What is the significance of this realm between the living and the dead and why are the dead so intent upon getting our attention?
David Miller (2004) spoke to this in his book Hells and Holy Ghosts. According to Miller the "Holy Ghost" was systematically mistranslated in the King James Version of the Bible in order to reduce the number of references to ghosts. In the process, translators began to eclipse the realm between the living and the dead in theology and everyday religious experience; the in-between place had previously been inhabited by ghosts, dreams, and the Imaginal (Imaginal as defined by Henry Corbin who posits that there is a realm that exists beyond our ordinary three dimensional experience that is as real as this realm).
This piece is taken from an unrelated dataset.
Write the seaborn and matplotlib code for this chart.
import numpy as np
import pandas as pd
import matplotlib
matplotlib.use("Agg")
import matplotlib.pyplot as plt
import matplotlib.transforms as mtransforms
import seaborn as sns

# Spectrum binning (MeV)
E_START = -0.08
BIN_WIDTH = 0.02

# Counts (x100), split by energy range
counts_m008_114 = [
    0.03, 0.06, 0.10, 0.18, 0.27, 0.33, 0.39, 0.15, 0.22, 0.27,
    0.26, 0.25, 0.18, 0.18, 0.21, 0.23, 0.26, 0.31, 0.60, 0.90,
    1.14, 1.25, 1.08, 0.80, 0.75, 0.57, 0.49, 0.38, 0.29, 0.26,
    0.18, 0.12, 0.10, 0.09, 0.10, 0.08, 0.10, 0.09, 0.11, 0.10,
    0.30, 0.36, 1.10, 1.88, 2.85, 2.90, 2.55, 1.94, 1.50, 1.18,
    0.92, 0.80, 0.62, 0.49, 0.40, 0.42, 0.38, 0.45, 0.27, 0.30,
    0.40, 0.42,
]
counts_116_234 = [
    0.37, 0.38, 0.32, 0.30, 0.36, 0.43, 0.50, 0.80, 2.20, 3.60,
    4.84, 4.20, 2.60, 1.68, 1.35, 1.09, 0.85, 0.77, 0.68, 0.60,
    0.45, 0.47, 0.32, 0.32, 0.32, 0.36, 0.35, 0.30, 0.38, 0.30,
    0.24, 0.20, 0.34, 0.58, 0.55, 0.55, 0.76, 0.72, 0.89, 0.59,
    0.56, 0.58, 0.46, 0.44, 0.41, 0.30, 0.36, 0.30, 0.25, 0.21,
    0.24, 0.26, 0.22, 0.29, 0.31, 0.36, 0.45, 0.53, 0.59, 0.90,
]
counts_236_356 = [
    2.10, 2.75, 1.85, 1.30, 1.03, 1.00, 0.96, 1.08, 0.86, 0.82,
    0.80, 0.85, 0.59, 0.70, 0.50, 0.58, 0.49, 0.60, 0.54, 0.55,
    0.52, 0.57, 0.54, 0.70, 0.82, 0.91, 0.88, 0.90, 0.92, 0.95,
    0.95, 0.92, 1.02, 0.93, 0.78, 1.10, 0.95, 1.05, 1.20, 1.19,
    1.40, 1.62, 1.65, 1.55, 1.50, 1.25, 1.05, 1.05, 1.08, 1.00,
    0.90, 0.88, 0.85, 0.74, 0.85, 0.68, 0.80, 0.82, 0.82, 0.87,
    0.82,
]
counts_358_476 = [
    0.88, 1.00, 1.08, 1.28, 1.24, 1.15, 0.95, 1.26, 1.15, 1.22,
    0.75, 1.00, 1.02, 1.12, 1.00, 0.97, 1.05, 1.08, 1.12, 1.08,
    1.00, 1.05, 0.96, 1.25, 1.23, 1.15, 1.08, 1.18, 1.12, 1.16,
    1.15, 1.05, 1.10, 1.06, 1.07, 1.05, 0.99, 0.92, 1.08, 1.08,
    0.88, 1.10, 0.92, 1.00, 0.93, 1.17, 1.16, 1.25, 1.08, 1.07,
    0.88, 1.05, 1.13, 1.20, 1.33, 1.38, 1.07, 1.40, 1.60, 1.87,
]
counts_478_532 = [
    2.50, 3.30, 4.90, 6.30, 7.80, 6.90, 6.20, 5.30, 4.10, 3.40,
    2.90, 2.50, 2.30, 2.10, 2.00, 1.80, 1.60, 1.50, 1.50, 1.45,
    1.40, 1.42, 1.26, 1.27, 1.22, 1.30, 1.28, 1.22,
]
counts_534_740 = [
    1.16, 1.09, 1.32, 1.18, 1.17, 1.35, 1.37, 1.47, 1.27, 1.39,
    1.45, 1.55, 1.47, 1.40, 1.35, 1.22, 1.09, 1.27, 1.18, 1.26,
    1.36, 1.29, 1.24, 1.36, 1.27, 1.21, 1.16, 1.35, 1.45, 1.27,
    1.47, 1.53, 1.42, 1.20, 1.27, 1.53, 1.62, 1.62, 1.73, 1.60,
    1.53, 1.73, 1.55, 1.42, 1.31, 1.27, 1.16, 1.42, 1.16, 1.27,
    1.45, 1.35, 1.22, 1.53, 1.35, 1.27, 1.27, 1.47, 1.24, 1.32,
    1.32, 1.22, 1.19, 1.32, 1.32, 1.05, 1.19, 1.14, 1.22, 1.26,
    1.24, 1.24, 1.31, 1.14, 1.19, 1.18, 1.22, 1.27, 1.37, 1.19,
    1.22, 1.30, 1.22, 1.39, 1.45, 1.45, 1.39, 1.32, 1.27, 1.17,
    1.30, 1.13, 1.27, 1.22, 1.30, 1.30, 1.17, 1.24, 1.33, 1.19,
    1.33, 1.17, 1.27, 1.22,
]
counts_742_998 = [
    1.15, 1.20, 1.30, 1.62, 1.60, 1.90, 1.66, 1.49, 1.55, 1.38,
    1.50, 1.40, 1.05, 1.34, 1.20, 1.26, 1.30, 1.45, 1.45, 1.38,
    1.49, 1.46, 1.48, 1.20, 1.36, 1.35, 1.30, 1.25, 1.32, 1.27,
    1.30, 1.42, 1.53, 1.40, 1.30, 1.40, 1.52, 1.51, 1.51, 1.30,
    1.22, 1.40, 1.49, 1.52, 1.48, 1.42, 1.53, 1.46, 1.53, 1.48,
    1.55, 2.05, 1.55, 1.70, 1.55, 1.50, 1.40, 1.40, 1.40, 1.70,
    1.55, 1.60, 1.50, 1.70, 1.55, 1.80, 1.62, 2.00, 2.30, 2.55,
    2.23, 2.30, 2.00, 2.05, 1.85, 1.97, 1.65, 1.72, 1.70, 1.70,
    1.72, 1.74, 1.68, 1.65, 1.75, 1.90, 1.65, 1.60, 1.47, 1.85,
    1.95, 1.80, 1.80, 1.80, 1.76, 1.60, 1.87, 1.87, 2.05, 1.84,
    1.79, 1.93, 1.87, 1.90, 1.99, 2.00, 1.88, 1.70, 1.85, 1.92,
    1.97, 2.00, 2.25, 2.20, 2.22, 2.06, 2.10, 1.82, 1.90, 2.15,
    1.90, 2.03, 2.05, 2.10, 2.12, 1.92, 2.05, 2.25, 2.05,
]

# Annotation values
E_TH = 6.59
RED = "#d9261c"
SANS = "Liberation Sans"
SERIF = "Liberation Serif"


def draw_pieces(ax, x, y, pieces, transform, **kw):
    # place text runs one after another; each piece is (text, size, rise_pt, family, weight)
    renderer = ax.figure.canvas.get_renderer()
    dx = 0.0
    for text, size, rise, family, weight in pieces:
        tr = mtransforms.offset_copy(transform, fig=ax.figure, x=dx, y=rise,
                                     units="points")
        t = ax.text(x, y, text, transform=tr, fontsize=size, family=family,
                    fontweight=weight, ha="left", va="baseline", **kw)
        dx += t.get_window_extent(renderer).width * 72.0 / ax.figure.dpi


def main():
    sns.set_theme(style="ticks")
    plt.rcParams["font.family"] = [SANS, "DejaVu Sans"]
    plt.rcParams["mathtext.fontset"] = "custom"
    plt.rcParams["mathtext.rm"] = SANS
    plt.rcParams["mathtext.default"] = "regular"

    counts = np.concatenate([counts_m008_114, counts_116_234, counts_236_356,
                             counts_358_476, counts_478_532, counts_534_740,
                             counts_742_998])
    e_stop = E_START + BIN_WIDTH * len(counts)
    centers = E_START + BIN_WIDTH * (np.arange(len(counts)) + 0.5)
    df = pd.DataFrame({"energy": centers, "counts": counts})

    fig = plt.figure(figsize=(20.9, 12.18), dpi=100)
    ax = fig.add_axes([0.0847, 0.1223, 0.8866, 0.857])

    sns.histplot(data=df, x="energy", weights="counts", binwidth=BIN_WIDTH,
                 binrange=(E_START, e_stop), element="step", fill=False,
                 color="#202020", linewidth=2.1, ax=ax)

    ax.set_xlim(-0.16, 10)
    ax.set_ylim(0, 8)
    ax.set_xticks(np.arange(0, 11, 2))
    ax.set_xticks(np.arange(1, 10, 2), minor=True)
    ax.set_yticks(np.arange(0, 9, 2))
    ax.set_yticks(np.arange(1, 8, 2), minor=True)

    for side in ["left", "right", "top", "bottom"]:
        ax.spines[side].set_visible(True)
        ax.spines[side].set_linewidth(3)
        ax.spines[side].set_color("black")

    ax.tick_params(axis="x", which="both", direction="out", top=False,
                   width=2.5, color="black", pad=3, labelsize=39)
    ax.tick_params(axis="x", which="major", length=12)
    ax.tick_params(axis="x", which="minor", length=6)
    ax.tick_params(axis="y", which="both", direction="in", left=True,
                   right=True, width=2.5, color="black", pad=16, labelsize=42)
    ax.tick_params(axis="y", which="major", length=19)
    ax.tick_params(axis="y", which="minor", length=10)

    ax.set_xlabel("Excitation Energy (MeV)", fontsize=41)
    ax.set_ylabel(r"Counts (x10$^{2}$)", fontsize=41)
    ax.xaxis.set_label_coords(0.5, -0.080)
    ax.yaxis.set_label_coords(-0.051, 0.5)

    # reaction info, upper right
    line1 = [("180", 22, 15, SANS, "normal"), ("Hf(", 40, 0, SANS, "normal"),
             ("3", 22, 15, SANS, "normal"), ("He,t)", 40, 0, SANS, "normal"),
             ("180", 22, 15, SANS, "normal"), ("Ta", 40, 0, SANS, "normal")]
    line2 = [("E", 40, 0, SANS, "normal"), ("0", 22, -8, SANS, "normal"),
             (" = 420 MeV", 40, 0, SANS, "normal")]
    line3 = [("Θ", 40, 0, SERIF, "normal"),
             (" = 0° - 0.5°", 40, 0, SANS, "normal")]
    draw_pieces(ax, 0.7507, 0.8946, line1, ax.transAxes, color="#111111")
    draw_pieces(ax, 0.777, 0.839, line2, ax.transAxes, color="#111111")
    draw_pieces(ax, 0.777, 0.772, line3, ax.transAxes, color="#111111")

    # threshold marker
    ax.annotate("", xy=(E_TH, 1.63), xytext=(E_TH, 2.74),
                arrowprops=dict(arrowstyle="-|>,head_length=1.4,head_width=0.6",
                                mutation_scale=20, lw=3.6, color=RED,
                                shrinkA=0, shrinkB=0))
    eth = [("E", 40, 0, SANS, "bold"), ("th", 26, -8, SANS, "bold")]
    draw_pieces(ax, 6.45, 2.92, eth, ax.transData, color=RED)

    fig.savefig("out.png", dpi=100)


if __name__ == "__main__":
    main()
The reduction in the use of the Holy Ghost in the Bible, coupled with the emergence of Puritanism in England, Miller argues, led to a theological doctrine of other-wordliness that contained only god and the devil. The intermediate beings, ghosts, ancestral spirits, and the divine, were banished.
Organized Protestant religion exorcised these intermediate beings. No sooner had the ghost of the Holy Ghost been driven from organized Protestant religion, than it began to haunt the secular world in a remarkable proliferation of ghost stories. These intermediary beings refused to be banished and returned to the secular world. While the realm of intermediate beings was downgraded or displaced from Western theology, it continued to flourish on the margins in folklore, alchemy, and literature, eventually finding its way in the twentieth century into the realm of depth psychology. Those who return speak to the importance of the role of death in depth psychology.
The dead return to awaken us and in this return they invite us to regard everything in life that we have passed by. The dead who return call us home. It is only in death that we are reminded that we have fallen into time from another world, a journey into birth which death reverses into a homecoming. The return of the dead causes us to stop, linger, and take a second look.
Jung believed that the soul of the dead attempts to attain in death the awareness it fails to achieve in life. From this perspective, the dead can be seen as people deeply interested in the final psychological results of a human life. In other words the dead who return may be the figures who seek the living in order to attain knowledge.
As the dead became more distinct to Jung, he began to give voice to the dead and referred to what he heard from them as "the voices of the Unanswered, Unresolved, and Unredeemed" (1969/1989). In this way, he suggests we have a responsibility to the dead. The questions and answers demands that our destiny requires for us to answer do not come only from the outside, but also, from these encounters with the dead.